Askeri düzeye gelince; Amerika, Afganistan, Irak ve Somali'de yaptığı gibi Müslümanlarla doğrudan ya da Batı'nın insan yapımı yasalarını reddeden ve İslam şeriatıyla hükmedilmesini arzulayan kabilelerle savaşmak için rejime yetki verdiği Pakistan'da yaptığı gibi vekalet savaşı yoluyla tüm Müslüman ülkelerde savaşları alevlendirmeyi ve onlarla savaşmayı benimsemiş ve benimsemeye de devam etmektedir ki böylece katliamlar ve dökülen kanlar Amerikan gündemini yerine getirsin. Aynı şekilde İran, Şam’daki ümmetin devrimini engellemek için burada Amerika adına vekalet savaşına girdiği gibi Erdoğan da, Libya ve Şam'daki devrimin seyrini saptırmak için bu ülkelerde Amerika adına vekalet savaşına girmiştir. Ayrıca Amerika, Irak, Yemen, Libya ve Sudan’da yaptığı gibi gündeminin uygulanması için iç çekişmeleri alevlendirmekte veya tıpkı Aksa Tufanı'ndan bugüne kadar ki bir yıl içinde on binlerce Müslümanın öldürüldüğü ölümcül silahları tedarik ettiği Yahudi varlığının durumunda olduğu gibi İngiliz müttefikleri tarafından türetilen ümmetin içindeki yabancı cismi kucaklamaktadır.

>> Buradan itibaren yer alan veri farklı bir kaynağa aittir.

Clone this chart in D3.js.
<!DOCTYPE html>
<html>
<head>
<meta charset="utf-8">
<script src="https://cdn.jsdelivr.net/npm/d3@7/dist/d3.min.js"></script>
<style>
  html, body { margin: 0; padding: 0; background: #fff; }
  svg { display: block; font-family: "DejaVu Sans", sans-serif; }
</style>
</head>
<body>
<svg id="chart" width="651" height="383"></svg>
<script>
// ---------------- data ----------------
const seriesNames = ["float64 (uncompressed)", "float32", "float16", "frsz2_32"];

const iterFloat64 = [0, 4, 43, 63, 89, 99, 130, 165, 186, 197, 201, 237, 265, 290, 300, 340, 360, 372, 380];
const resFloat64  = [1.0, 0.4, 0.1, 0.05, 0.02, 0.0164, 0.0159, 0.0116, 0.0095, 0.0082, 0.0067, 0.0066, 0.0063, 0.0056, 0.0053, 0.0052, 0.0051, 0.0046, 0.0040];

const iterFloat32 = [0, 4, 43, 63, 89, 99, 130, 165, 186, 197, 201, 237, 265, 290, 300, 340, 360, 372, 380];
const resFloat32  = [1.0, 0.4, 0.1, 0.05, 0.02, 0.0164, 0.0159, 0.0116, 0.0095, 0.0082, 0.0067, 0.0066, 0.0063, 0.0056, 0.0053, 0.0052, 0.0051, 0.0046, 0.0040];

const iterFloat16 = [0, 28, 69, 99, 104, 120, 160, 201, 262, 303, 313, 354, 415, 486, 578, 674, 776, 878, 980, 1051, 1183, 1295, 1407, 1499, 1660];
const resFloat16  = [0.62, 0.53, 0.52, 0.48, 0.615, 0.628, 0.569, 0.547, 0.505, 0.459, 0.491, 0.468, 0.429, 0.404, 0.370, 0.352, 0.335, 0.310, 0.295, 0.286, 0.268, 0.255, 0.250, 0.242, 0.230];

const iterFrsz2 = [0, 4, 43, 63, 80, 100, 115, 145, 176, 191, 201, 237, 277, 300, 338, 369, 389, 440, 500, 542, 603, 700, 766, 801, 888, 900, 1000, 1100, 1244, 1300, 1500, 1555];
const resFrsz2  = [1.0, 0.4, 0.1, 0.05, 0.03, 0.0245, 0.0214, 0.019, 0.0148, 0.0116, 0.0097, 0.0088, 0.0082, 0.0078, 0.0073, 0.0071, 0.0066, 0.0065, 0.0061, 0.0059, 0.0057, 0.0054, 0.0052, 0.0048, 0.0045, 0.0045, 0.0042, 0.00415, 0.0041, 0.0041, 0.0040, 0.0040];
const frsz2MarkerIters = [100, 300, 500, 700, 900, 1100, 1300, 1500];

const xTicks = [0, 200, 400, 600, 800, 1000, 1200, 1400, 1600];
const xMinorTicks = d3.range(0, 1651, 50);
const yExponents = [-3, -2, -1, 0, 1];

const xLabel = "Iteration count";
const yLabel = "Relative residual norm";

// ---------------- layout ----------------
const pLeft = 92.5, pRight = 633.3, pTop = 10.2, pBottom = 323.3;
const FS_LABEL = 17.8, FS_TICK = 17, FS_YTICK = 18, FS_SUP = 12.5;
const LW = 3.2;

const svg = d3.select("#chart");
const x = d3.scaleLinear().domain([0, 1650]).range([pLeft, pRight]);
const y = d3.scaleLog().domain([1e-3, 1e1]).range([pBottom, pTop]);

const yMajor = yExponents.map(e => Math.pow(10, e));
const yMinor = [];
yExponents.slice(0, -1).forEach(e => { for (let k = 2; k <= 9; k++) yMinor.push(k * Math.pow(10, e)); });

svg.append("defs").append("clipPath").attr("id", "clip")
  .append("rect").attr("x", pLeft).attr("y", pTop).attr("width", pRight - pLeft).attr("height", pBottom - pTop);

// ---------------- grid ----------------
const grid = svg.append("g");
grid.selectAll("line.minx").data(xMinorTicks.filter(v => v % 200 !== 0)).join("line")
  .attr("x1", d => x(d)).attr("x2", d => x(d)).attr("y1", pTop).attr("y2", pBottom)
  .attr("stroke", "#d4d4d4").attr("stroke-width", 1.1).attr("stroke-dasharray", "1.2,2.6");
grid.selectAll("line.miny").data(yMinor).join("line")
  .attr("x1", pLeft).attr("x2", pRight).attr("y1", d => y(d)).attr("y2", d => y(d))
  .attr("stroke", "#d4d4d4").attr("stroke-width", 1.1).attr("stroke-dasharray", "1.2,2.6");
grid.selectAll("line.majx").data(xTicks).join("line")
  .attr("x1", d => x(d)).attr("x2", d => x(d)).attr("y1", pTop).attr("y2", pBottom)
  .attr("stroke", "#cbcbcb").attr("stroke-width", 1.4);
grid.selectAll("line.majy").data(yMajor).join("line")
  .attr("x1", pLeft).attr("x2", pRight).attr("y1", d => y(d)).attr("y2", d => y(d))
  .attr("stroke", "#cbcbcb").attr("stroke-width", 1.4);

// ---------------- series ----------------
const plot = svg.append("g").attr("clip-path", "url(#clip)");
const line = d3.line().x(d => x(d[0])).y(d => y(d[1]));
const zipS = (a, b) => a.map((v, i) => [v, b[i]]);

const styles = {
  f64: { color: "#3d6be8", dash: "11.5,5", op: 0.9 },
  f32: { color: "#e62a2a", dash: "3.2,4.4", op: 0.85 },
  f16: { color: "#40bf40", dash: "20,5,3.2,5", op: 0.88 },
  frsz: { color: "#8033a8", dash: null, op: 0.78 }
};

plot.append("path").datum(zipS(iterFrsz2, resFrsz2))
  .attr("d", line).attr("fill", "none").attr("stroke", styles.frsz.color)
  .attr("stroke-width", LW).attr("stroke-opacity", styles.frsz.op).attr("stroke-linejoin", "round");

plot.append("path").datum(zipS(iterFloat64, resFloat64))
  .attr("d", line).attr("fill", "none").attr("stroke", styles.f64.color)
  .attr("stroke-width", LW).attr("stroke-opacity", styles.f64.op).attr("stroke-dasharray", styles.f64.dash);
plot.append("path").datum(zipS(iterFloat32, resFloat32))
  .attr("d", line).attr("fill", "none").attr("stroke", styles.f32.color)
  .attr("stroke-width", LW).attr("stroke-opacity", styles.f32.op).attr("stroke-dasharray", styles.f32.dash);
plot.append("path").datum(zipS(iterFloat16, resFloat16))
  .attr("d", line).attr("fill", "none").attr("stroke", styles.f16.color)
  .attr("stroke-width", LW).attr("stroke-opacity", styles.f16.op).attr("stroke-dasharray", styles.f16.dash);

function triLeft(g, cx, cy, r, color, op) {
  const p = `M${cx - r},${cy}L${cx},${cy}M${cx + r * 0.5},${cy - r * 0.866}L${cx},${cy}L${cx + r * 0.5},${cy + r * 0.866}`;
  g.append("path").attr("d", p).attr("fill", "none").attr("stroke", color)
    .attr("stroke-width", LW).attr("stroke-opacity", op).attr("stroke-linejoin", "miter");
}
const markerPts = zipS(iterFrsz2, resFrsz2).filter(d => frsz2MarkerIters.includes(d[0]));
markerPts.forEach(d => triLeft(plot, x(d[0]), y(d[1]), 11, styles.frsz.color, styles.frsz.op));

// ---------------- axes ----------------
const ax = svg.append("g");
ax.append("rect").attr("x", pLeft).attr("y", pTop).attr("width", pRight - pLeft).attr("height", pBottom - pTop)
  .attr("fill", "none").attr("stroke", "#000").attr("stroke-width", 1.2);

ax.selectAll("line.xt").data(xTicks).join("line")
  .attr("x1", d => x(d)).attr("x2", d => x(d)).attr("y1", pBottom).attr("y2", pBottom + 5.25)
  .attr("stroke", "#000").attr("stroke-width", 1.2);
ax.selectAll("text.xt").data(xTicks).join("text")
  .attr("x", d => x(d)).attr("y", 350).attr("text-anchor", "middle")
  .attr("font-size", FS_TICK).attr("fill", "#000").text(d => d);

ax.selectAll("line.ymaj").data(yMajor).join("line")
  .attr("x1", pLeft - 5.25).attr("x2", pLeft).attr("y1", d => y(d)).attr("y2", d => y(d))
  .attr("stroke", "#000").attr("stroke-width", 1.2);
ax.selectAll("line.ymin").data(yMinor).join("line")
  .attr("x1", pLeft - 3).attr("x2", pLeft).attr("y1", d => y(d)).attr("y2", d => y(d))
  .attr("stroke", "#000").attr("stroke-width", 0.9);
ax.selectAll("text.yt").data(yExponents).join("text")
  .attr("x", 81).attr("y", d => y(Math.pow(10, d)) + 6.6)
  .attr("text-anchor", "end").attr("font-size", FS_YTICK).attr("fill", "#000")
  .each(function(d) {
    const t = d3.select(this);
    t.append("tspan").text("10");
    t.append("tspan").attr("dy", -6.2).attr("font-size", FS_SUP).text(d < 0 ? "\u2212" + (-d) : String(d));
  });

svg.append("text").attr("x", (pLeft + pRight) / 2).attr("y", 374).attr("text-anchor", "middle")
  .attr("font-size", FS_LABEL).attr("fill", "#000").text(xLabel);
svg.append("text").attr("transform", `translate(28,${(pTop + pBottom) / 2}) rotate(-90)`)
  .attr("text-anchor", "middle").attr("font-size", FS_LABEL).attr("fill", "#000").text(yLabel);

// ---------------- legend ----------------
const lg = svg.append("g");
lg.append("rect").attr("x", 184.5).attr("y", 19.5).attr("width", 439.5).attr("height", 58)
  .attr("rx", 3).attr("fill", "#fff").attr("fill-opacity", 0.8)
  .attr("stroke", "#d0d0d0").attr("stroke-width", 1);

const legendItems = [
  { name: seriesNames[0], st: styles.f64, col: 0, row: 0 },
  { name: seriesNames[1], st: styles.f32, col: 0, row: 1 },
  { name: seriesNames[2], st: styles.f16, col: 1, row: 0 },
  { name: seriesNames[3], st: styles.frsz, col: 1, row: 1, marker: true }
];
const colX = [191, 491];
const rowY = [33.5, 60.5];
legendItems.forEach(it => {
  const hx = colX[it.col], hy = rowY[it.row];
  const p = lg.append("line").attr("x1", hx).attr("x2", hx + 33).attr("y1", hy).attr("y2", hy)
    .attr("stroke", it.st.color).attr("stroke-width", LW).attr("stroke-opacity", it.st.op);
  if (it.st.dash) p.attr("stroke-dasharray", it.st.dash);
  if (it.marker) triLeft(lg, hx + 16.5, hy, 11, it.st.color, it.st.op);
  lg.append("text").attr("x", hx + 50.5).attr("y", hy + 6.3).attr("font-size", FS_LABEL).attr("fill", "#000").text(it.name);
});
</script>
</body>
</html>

Son olarak Amerikan dış politikasının en önemli maddelerinden biri, Müslümanları öldürmek ve orduların Gazze'deki kardeşlerini desteklemek amacıyla harekete geçmelerini engellemek için İslam ümmetinin kalbinde Amerika’nın elindeki zehirli bir hançer olsun diye Yahudi varlığını desteklemek ve korumaktır; çünkü bu hem onlar hem de Yahudi varlığı için bir tehlike oluşturmaktadır. Dolayısıyla Yahudi varlığını ortadan kaldırmanın pratik yolu cihattır. Orduların harekete geçmesine gelince; şayet Kinane ordusu Amerikan ajanı hain Abdulfettah es-Sisi’nin elinde olmasaydı Kinane ordusu tek başına Yahudi varlığını ortadan kaldırabilirdi. Tahtların yıkılıp Nübüvvet Minhacı üzere İkinci Raşidi Hilafetin kurulmasına gelince; orduları harekete geçirecek, mutant Yahudi varlığını ortadan kaldıracak, Filistin’i ve kardeşlerini kurtaracak, tüm Müslüman ülkeleri tek bir devlet altında birleştirecek, ümmeti yeniden kalkındıracak ve ümmeti insanlar için çıkarılmış en hayırlı ümmet konumuna geri döndürecek olan Hilafettir. Böylece Hilafet, dünyanın birinci devleti olacak ve İslam’ı yeryüzüne yaymak ve kapitalizmin yeryüzünü küfür ve zulümle doldurmasının ardından onu adaletle doldurmak için liderlik, önderlik ve inisiyatif onun elinde olacaktır.